ROME (Reuters) – Matteo Renzi, who as prime minister once enthused Italians and foreign observers with his promises of reform, is now among the country’s most unpopular figures, his name almost a byword for disloyalty and ruthless political manoeuvres.
On Wednesday Renzi pulled his tiny centrist party Italia Viva from the coalition, unseating Prime Minister Giuseppe Conte’s government and throwing Italy into political chaos in the midst of a resurgent coronavirus emergency.
His reason for doing so is hard to pinpoint. His original complaint was over Conte’s plans for spending billions of euros promised by the European Union to relaunch the battered economy.
Italy’s draft “Recovery Plan” offered too little for the health service, culture, and infrastructure, Renzi said, and it was to be overseen by a group of unelected experts which he argued was an insult to parliament.
Renzi, 46, called it “a step forward” on Tuesday when Conte amended the plan to address many of his demands, but by then he had plenty of new ones.
“It seemed clear Renzi wanted to get rid of Conte and was searching for a reason to justify it,” said Lorenzo Pregliasco, head of polling and political analysis firm YouTrend.
“This crisis is not about policy, it is about Renzi’s efforts to get a new government that gives him more political weight.”
Renzi says he has “Italy in my heart” and is acting for the good of the country.
Most Italians don’t believe him. In an Ipsos poll on Tuesday 73% of voters said he was pursuing his own interests, compared with 13% who said he was pursuing those of the country.
At the peak of his popularity in 2014 Renzi, who had recently become prime minister in an internal party coup, led his Democratic Party (PD) to a huge victory at European parliament elections where it took 41% of the vote.
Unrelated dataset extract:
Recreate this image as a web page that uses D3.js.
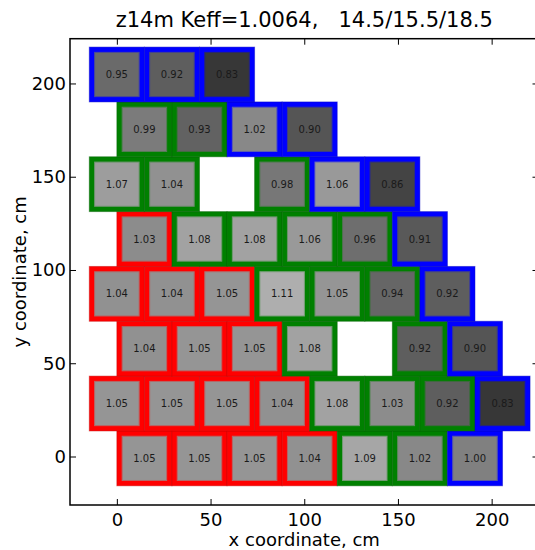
<!DOCTYPE html>
<html>
<head>
<meta charset="utf-8">
<script src="https://cdn.jsdelivr.net/npm/d3@7"></script>
<style>
  html, body { margin: 0; padding: 0; background: #fff; }
  svg { display: block; font-family: "DejaVu Sans", sans-serif; }
</style>
</head>
<body>
<svg id="chart" width="535" height="550"></svg>
<script>
// Core map: one row of assemblies per entry, listed bottom to top.
// rowStart is the x (cm) of the left edge of each row's first position.
const rowStart = [0, -14.7, 0, -14.7, 0, -14.7, 0, -14.7];
// Relative power per position; null marks an empty position.
const rowValues = [
  [1.05, 1.05, 1.05, 1.04, 1.09, 1.02, 1.00],
  [1.05, 1.05, 1.05, 1.04, 1.08, 1.03, 0.92, 0.83],
  [1.04, 1.05, 1.05, 1.08, null, 0.92, 0.90],
  [1.04, 1.04, 1.05, 1.11, 1.05, 0.94, 0.92],
  [1.03, 1.08, 1.08, 1.06, 0.96, 0.91],
  [1.07, 1.04, null, 0.98, 1.06, 0.86],
  [0.99, 0.93, 1.02, 0.90],
  [0.95, 0.92, 0.83]
];
// Enrichment zone per position: r / g / b.
const rowZones = [
  ["r", "r", "r", "r", "g", "g", "b"],
  ["r", "r", "r", "r", "g", "g", "g", "b"],
  ["r", "r", "r", "g", null, "g", "b"],
  ["r", "r", "r", "g", "g", "g", "b"],
  ["r", "g", "g", "g", "g", "b"],
  ["g", "g", null, "g", "b", "b"],
  ["g", "g", "b", "b"],
  ["b", "b", "b"]
];
const pitch = 29.4;          // assembly pitch, cm
const rowY0 = -1;            // y centre of the bottom row, cm
const xTicks = [0, 50, 100, 150, 200];
const yTicks = [0, 50, 100, 150, 200];
const titleText = "z14m Keff=1.0064,   14.5/15.5/18.5";
const xLabel = "x coordinate, cm";
const yLabel = "y coordinate, cm";

const zoneColor = { r: "#ff0000", g: "#008000", b: "#0000ff" };

const svg = d3.select("#chart");
const plot = { left: 70, right: 538.5, top: 38.7, bottom: 505 };

const x = d3.scaleLinear().domain([-25, 225]).range([plot.left, plot.right]);
const y = d3.scaleLinear().domain([-26, 224]).range([plot.bottom, plot.top]);
// matplotlib-style grey colour map
const grey = d3.scaleLinear().domain([0.7, 1.3]).range([0, 255]).clamp(true);
const greyFill = v => { const g = Math.round(grey(v)); return `rgb(${g},${g},${g})`; };

// Flatten rows into cells
const cells = [];
rowValues.forEach((vals, r) => {
  vals.forEach((v, i) => {
    if (v === null) return;
    const x0 = rowStart[r] + i * pitch;
    const yc = rowY0 + r * pitch;
    cells.push({ v, zone: rowZones[r][i], x0, x1: x0 + pitch, y0: yc - pitch / 2, y1: yc + pitch / 2 });
  });
});

const g = svg.append("g");
const inset = 5.3;

// Zone-coloured assembly outlines
g.selectAll("rect.outer").data(cells).join("rect")
  .attr("class", "outer")
  .attr("x", d => x(d.x0))
  .attr("y", d => y(d.y1))
  .attr("width", d => x(d.x1) - x(d.x0))
  .attr("height", d => y(d.y0) - y(d.y1))
  .attr("fill", d => zoneColor[d.zone])
  .attr("stroke", d => d3.color(zoneColor[d.zone]).darker(0.8))
  .attr("stroke-opacity", 0.45)
  .attr("stroke-width", 1);

// Grey fill by power
g.selectAll("rect.inner").data(cells).join("rect")
  .attr("class", "inner")
  .attr("x", d => x(d.x0) + inset)
  .attr("y", d => y(d.y1) + inset)
  .attr("width", d => x(d.x1) - x(d.x0) - 2 * inset)
  .attr("height", d => y(d.y0) - y(d.y1) - 2 * inset)
  .attr("fill", d => greyFill(d.v))
  .attr("stroke", d => d3.interpolateRgb(greyFill(d.v), zoneColor[d.zone])(0.3))
  .attr("stroke-width", 1);

g.selectAll("text.val").data(cells).join("text")
  .attr("class", "val")
  .attr("x", d => (x(d.x0) + x(d.x1)) / 2)
  .attr("y", d => (y(d.y0) + y(d.y1)) / 2)
  .attr("dy", "0.36em")
  .attr("text-anchor", "middle")
  .attr("font-size", 10)
  .attr("fill", "#1a1a1a")
  .text(d => d.v.toFixed(2));

// Axes with inward ticks on all four sides
const tickLen = 6;
const axB = svg.append("g").attr("transform", `translate(0,${plot.bottom})`)
  .call(d3.axisBottom(x).tickValues(xTicks).tickSizeInner(-tickLen).tickSizeOuter(0).tickPadding(8).tickFormat(d3.format("d")));
const axL = svg.append("g").attr("transform", `translate(${plot.left},0)`)
  .call(d3.axisLeft(y).tickValues(yTicks).tickSizeInner(-tickLen).tickSizeOuter(0).tickPadding(4).tickFormat(d3.format("d")));
const axT = svg.append("g").attr("transform", `translate(0,${plot.top})`)
  .call(d3.axisTop(x).tickValues(xTicks).tickSizeInner(-tickLen).tickSizeOuter(0).tickFormat(""));
const axR = svg.append("g").attr("transform", `translate(${plot.right},0)`)
  .call(d3.axisRight(y).tickValues(yTicks).tickSizeInner(-tickLen).tickSizeOuter(0).tickFormat(""));

[axB, axL, axT, axR].forEach(a => {
  a.select(".domain").remove();
  a.selectAll(".tick line").attr("stroke", "#000").attr("stroke-width", 1);
  a.selectAll(".tick text").attr("font-family", "DejaVu Sans, sans-serif").attr("font-size", 18).attr("fill", "#000");
});

// Frame
svg.append("rect")
  .attr("x", plot.left).attr("y", plot.top)
  .attr("width", plot.right - plot.left).attr("height", plot.bottom - plot.top)
  .attr("fill", "none").attr("stroke", "#000").attr("stroke-width", 1.5);

// Title and axis labels
const cx = (plot.left + plot.right) / 2;
svg.append("text").attr("x", cx).attr("y", 27).attr("text-anchor", "middle")
  .attr("font-size", 21).attr("fill", "#000").style("white-space", "pre").text(titleText);
svg.append("text").attr("x", cx).attr("y", 546).attr("text-anchor", "middle")
  .attr("font-size", 18).attr("fill", "#000").text(xLabel);
svg.append("text")
  .attr("transform", `translate(26,${(plot.top + plot.bottom) / 2}) rotate(-90)`)
  .attr("text-anchor", "middle").attr("font-size", 18).attr("fill", "#000").text(yLabel);
</script>
</body>
</html>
In his early months as Italy’s youngest ever premier, Italians were won over in droves by his fast-talking, dynamic style as he promised “a reform a month” to overhaul the euro zone’s most sluggish economy. Most observers forecast he would dominate Italian politics for at least a decade.
Seven years on, after bruising political defeats saw him quit first as prime minister and then as PD leader, his Italia Viva party, formed in 2019, now polls at less than 3%.
“In all our surveys on politicians’ personal approval ratings, Renzi comes bottom,” said YouTrend’s Pregliasco.
Renzi became prime minister in 2014 by overthrowing a broad-based government led by his PD party colleague Enrico Letta, backtracking on previous pledges that he would only come to power in an election.
Days earlier, amid rumours he was planning to unseat Letta, he pledged his support to him with the words “stay calm Enrico,” which have since become a popular Italian catch-phrase to signify political treachery.
At that time, “Renzi-frenzy”, as it was dubbed in the media, was in full swing and few Italians spared much thought for Letta, who left Italy to pursue an academic career in Paris.
Yet Renzi’s honeymoon period soon began to sour, as the perception grew that behind his catchy slogans and wordplay there was more show than substance.
He passed reforms, most notably of the labour market and the education system, but these failed to kick-start the economy and Renzi’s pro-business, free-market agenda alienated the PD’s traditional voters while failing to lure conservative ones.
Renzi, always a combative character, was also making too many enemies in his own party, having ended the careers of several PD grandees during his rise to its leadership.
One of these, former Prime Minister Massimo D’Alema, last week gleefully attacked Renzi for trying to undermine Conte’s government, reflecting that “you can’t get rid of the country’s most popular man at the will of the most unpopular”.
Renzi’s downfall was triggered by his campaign to overhaul Italy’s constitution in 2016 with a reform aimed at curbing the powers of the upper house senate, giving more power to the government and streamlining the lawmaking process.
The reform was thrown out in a referendum which many voters saw as an opportunity to sink Renzi, regardless of the merits of the constitutional changes.
Renzi had repeatedly promised that if he lost the referendum he would leave politics altogether, but within months he was campaigning to regain control of the PD.
He succeeded, briefly, before resigning again after defeat at the 2018 election, which ushered in the government of the anti-establishment 5-Star Movement and Salvini’s League.
Since then, his reputation has continued to decline and
Italia Viva has become the kind of minuscule party with the power to make of break governments, which Renzi used to say were the curse of Italy’s politics when he led the PD in his heyday.